The generators are in synchronized. If a generator connected to the buss out of synic then it will either pull into synic, trip out, or trip out the system.
When bring a generator on line it is brought up to near system speed, then the generator is brought into synic with the system. When the speed produces 60.0 cycles and is in synic then the breaker is closed. At this point the generator is not outputting power to the grid. The govenor load setting is increased. Rather than increase the speed the generator will begin to output power to the grid. One generator will not incrrease the cycles of the whole system.
If you have a two or three generator when an addition generator is added at the same time the load on one generator is incrreased the others have to be decrreased or the cycles will increase.
The steam produced in all of the naval nuclear plants that I am familiar with is saturated steam, not superheated. The advantage of this is that the temperature of the steam generator tubes is moderated, being maintained right at the characteristic boiling point of water for the operating pressure. Conversely, there is no upper temperature limit for superheated steam. If the operating temperature were to get too hot, you increase the chance of steam generator tube failure, which would result in the release of radioactive primary coolant.
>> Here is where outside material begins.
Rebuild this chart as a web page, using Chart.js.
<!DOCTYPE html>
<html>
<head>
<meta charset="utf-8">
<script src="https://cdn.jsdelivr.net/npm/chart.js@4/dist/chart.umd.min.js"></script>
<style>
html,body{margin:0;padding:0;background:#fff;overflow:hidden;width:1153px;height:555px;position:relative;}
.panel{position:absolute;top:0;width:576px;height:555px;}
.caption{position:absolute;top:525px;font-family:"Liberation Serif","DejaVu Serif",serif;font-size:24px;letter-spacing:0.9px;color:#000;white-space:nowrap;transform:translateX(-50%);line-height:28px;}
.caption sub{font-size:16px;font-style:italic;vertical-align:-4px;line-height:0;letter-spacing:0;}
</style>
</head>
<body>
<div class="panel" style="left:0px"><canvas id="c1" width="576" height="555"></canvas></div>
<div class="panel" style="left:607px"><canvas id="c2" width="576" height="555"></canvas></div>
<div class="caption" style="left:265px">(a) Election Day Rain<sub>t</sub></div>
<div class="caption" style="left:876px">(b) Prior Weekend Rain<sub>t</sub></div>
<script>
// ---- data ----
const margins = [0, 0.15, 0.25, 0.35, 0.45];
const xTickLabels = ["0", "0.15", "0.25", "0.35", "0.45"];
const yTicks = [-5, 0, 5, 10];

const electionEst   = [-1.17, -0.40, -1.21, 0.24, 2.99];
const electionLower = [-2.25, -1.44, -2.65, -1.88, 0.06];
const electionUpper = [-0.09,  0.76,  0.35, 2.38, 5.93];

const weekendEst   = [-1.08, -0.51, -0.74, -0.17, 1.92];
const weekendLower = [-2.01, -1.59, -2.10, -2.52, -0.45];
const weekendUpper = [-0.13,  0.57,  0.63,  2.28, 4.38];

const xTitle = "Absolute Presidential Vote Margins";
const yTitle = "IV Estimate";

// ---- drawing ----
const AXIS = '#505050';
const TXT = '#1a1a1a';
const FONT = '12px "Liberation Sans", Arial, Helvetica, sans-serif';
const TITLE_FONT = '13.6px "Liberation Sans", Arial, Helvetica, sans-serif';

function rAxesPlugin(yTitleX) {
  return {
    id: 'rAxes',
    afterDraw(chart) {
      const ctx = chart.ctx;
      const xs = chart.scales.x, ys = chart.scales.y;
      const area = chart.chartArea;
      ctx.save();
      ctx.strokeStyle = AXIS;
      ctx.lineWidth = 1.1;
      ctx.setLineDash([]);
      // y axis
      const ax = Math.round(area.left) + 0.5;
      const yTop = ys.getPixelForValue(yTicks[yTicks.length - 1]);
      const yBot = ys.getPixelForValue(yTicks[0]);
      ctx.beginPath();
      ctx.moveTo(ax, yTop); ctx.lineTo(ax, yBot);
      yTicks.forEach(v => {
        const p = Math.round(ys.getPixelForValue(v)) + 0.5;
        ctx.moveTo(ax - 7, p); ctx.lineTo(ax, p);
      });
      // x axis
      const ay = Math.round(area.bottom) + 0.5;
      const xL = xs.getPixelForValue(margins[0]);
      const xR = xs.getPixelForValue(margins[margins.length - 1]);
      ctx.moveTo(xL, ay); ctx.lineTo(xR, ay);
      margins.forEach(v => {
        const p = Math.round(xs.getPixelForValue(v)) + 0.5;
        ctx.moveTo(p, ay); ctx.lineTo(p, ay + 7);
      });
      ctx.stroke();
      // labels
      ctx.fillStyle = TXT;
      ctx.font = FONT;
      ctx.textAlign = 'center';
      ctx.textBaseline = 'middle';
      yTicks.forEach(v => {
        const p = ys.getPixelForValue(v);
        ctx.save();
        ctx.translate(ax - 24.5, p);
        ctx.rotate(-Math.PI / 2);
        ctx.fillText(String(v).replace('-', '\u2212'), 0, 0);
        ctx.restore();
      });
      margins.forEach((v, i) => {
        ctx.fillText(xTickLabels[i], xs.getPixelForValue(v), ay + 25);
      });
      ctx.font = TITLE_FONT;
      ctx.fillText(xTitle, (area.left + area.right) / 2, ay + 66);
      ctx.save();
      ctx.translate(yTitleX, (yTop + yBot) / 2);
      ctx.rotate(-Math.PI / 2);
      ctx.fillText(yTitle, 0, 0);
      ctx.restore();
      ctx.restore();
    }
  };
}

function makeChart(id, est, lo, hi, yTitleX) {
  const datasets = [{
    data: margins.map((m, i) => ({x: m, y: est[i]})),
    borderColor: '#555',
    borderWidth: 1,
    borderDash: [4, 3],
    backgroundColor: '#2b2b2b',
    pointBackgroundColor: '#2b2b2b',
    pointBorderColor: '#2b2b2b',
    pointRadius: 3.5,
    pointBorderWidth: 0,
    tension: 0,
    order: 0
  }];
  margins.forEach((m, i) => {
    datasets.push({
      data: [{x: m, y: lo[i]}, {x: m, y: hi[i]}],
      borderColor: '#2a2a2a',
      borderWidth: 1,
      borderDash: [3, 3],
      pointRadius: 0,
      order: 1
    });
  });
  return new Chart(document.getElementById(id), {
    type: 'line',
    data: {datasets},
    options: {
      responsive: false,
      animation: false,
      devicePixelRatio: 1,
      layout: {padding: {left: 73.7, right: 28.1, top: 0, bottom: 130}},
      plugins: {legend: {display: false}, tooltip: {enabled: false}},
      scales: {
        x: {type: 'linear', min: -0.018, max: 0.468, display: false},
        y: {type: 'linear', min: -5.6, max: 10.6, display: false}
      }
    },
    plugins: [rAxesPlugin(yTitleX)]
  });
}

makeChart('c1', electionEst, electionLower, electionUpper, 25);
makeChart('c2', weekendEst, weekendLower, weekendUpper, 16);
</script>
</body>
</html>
No reference for naval nuclear plants (obviously), but see here:
But how are generators across the whole grid synchronised? Is there a synchronising circuit in each unit that does the job. For example, if a domestic power generator feeds power back into the grid, does that unit have some sort of synchronising device built in?
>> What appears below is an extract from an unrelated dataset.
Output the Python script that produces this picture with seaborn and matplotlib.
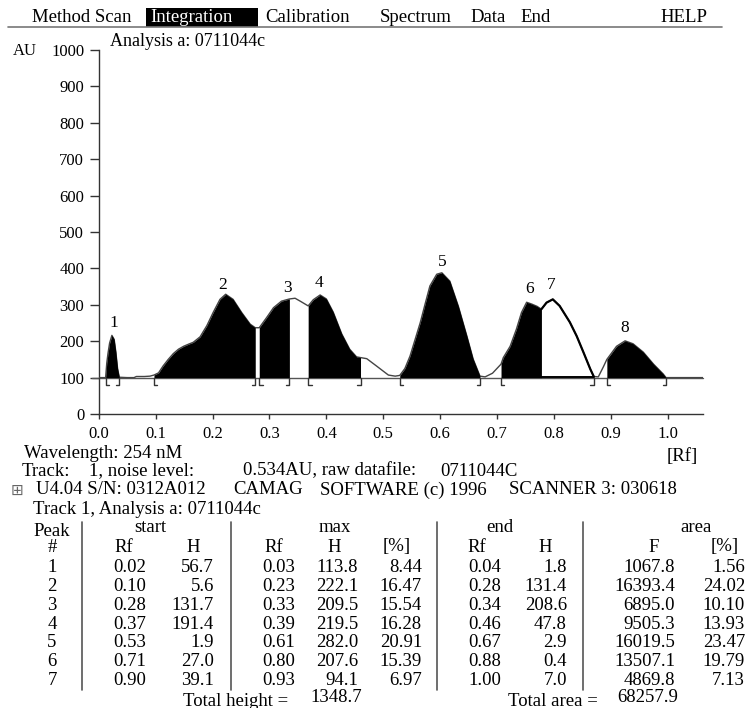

Whenever you bring a new generator into the system, you have to sync it up with the rest of the grid. One of the ways to do this is with phase lights. These are dirt simple. You just wire up lights in between your generator and the grid. Your generator is making a sine wave, and the grid is making a sine wave. If the two sine waves are in phase, then there won’t be any voltage difference between your generator and the grid, and the light won’t light. If the generator and the grid aren’t in phase, though, there will be a voltage difference, and the light will light up.
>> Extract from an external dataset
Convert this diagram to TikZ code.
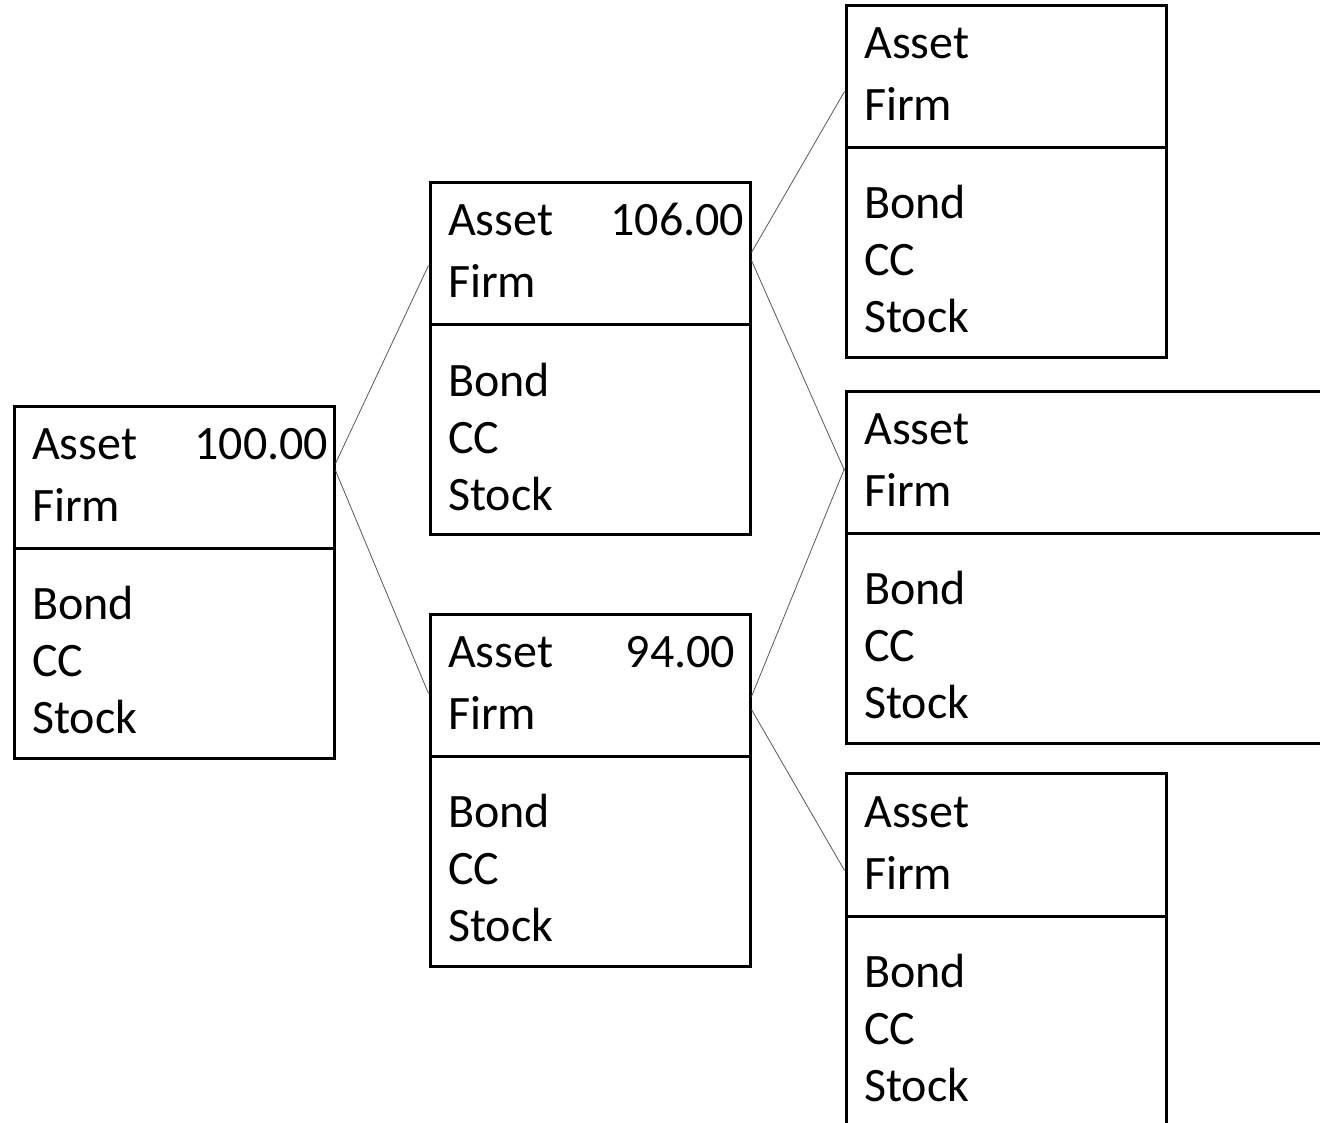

If your generator and the grid aren’t close in frequency, the phase light is just going to flicker. Once you get your generator close to the grid frequency, the phase difference doesn’t change so quickly and the flickering slows down until the light is going bright and dim and bright and dim relatively slowly (maybe once every couple of seconds). You just wait until the light goes out and throw the switch.
A synchroscope is a fancy meter that shows you the phase difference on a dial, but otherwise it’s the same as the lights. The little dial is going to spin around like mad until you get the generator close to the grid frequency, then you just wait for the dial to get to the zero position and throw the switch.
Once the generator is online with the others, the AC line itself will keep them in sync. If your generator tries to slow down, the phase difference between its since wave and the grid will cause current to flow into it and speed it up like a motor. If it tries to go faster, its AC sine wave will be advanced from the grid causing more current to flow from your generator to the grid, making it harder to spin your generator. The increased mechanical load will cause it to slow down. Since it effectively can’t speed up or slow down, your generator remains locked to the grid frequency.
Because there isn’t any synchronizing mechanism other than the AC line itself, changing the frequency of the entire grid gets a bit tricky, as was mentioned on the previous page of posts.
As was stated above, you have to synic the generator to the system before bringing on line. Once on line it should not slip out of synic, if it does the plant either trips or the system trips.
Imanage 10 people holding tightly onto a pole and running at a constant speed. If an eleventh perso were to run up to the group and grab the pole he will have to match the groups speed. If he comes in to fast or to slow he will trip, loose connection with the group or if he holds on tight he can cause the group to trip.